EF58 61牽引お召し列車(1984年) spaceaero2, CC BY-SA 3.0, via Wikimedia Commons

 

 

天皇専用の列車「お召列車」

お召し列車仕様のC51 201(1940年撮影) See page for author, Public domain, via Wikimedia Commons

鉄道が開業した明治期、日本で最重要人物は誰を差し置いても天皇だった。

現代社会においても、アメリカ大統領は専用機・エアフォースワンで移動する。それと同様に天皇が列車で移動する際は、天皇専用列車である「お召列車」を運行することになっている。

お召列車の定義は時代とともに少しずつ変化しているが、お召列車の運転及び警護の基準を定めた規則によれば、「天皇陛下及び皇后閣下の御常用として、特別に運転する臨時列車」と定義されている。戦前までは「御召列車」と表記されてきたが、戦後になるとお召列車が正式な表記となった。

御料車の天井や扉は絹張り、床はじゅうたん

お召列車の編成は運行ごとに異なる。

後の項目でも触れるが、2008年に新型車両のE655系がデビューするまで、お召列車は電化されていない地方の路線を走ることを想定して、先頭車両は機関車がけん引していた。

そんなお召列車の歴史が始まったのは、明治5年(1872年)10月14日のこと。この日、日本の鉄道が初めて開業し、一番列車に明治天皇が乗車したのだ。しかし、この時に天皇が乗車したのは、専用に製造された特別車両ではなかった。

1編成9両で運行され、天皇は侍従や太政大臣の三条実美、鉄道頭の井上勝が同行する3号車に乗車した。2号車には近衛護兵が乗り込み警護を固め、4号車に西郷隆盛や大隈重信、板垣退助、5号車に山県有朋など、政府要人が乗車している。特別車両による御召列車の運行は、明治10年(1877年)の京都行幸が最初とされている。

当初の御召列車は、荷物車1両、中等車1両、上等車2両に御料車1両の5両編成が基本編成だった。御料車とは、お召列車の編成の中でも天皇の御座所のある車両を指す。
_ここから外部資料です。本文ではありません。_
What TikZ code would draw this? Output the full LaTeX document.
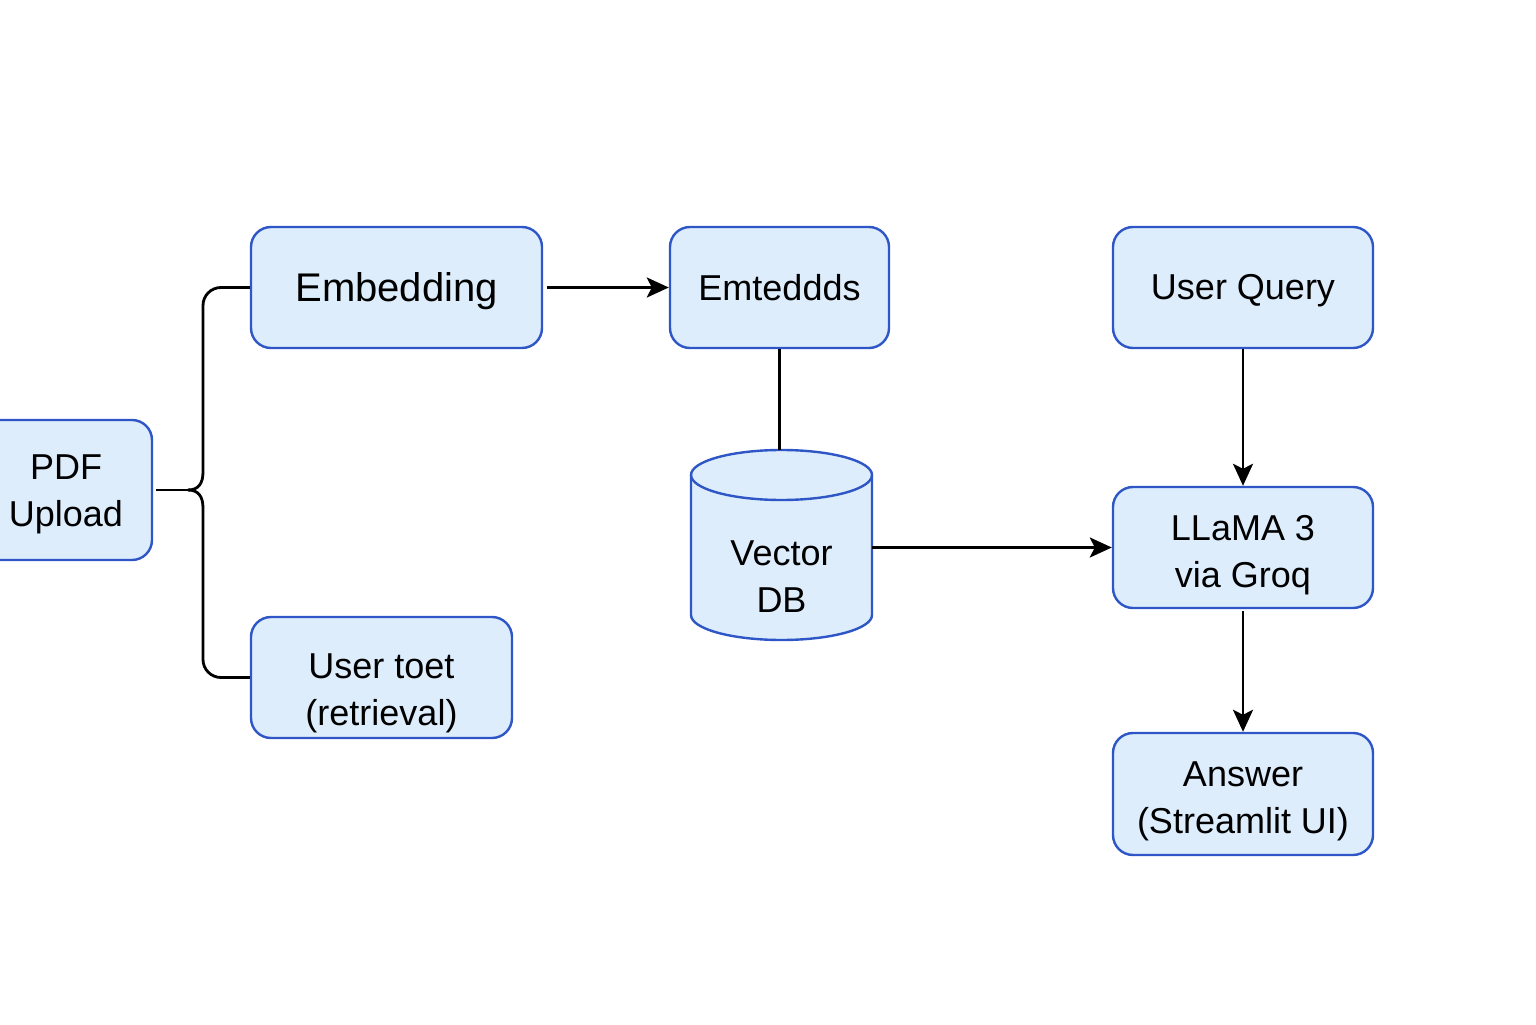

初代御料車は3室に区切られていて、中央部が天皇の定位置となる御座所、後ろの部屋にトイレが設置された。

御座所は天井を楓葉菊花の散らし模様で絹張り、御座所に通じる扉は水彩画と刺繍の絹張り地、床はエジプト模様の黄褐色のじゅうたんが敷き詰められるなど、豪華絢爛な装飾になっていた。

皇族でも御料車に乗ることができない

御料車に乗る天皇のお供ができるのは一部の人間に限定された。

御料車に立ち入りが認められていたのは、宮内卿・輔・待補・侍医・書記官・侍従のみである。

皇族や大臣、参議といった高貴な立場にあっても、御召列車に乗車できても御料車に乗ることは原則的に認められていなかった。

明治28年(1895年)に運行された御召列車では、なにかあったときに備えて応急資材を積載する局用車を前後に一両ずつ2両連結させて7両編成になった。これが後々も引き継がれて御召列車の運行体制のベースになる。

その明治28年に、天皇は広島に巡幸し、地方の長官が御料車に乗車して天皇のお供役を務めた。以降、地方巡幸時は地方の長官が御料車に乗車して天皇のお供役を務めることが慣習となっていく。

その後、お召列車は時代が進むごとに形式や規格が定められ、天皇の確固たる鉄道として運行され、時には日本史を彩る脇役として活躍していくことになる。